Beginners are generally advised to start with major pairs because they offer the most transparent pricing and are well-covered by market analysis.

Pips: The Unit of Forex Movement

A pip (percentage in point) is the smallest standard price move in a currency pair. For most pairs, 1 pip = 0.0001. For JPY pairs, 1 pip = 0.01.

If EUR/USD moves from 1.0850 to 1.0860, that's a 10-pip move. The value of a pip depends on your position size (lot size) and the pair being traded.

Going Long vs. Going Short

Unlike stocks, forex lets you profit whether a currency rises or falls:

  • Going long (Buy) — you expect the base currency to strengthen against the quote currency
  • Going short (Sell) — you expect the base currency to weaken against the quote currency

If you buy EUR/USD at 1.0850 and the price rises to 1.0920, you've made 70 pips.

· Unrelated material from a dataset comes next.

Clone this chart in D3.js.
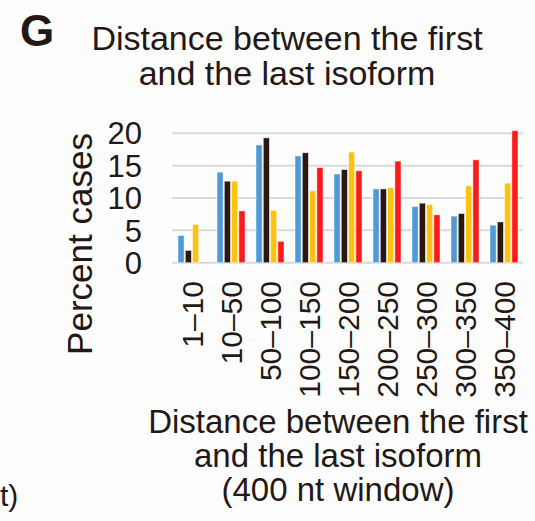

If it falls to 1.0780, you've lost 70 pips. Discipline and risk management determine whether those numbers work for or against you.

The Bid-Ask Spread

When you look at a forex quote, you'll always see two prices: the bid (the price you can sell at) and the ask (the price you can buy at). The difference between these is the spread — and it's how most brokers are compensated.

For EUR/USD, a typical spread might be 1–2 pips. For exotic pairs, it can be 20–50 pips or more. Always factor the spread into your expected trade profit.

Leverage in Forex — A Double-Edged Sword

Forex brokers offer leverage, which means you can control a large position with a small deposit. A 50:1 leverage ratio means $1,000 controls $50,000 worth of currency. While this amplifies gains, it equally amplifies losses — and you can lose more than your initial deposit without proper stop-loss management.

Leverage is a tool, not a strategy. New traders should use it conservatively until they fully understand position sizing and risk.

Getting Started Safely

  1. Open a demo account with a regulated broker before risking real money
  2. Learn to read price charts — candlesticks, support, and resistance
  3. Understand economic events that move currencies (interest rate decisions, employment data)
  4. Never risk more than 1–2% of your account on a single trade

Forex trading carries significant risk. Education and practice are non-negotiable foundations before committing real capital.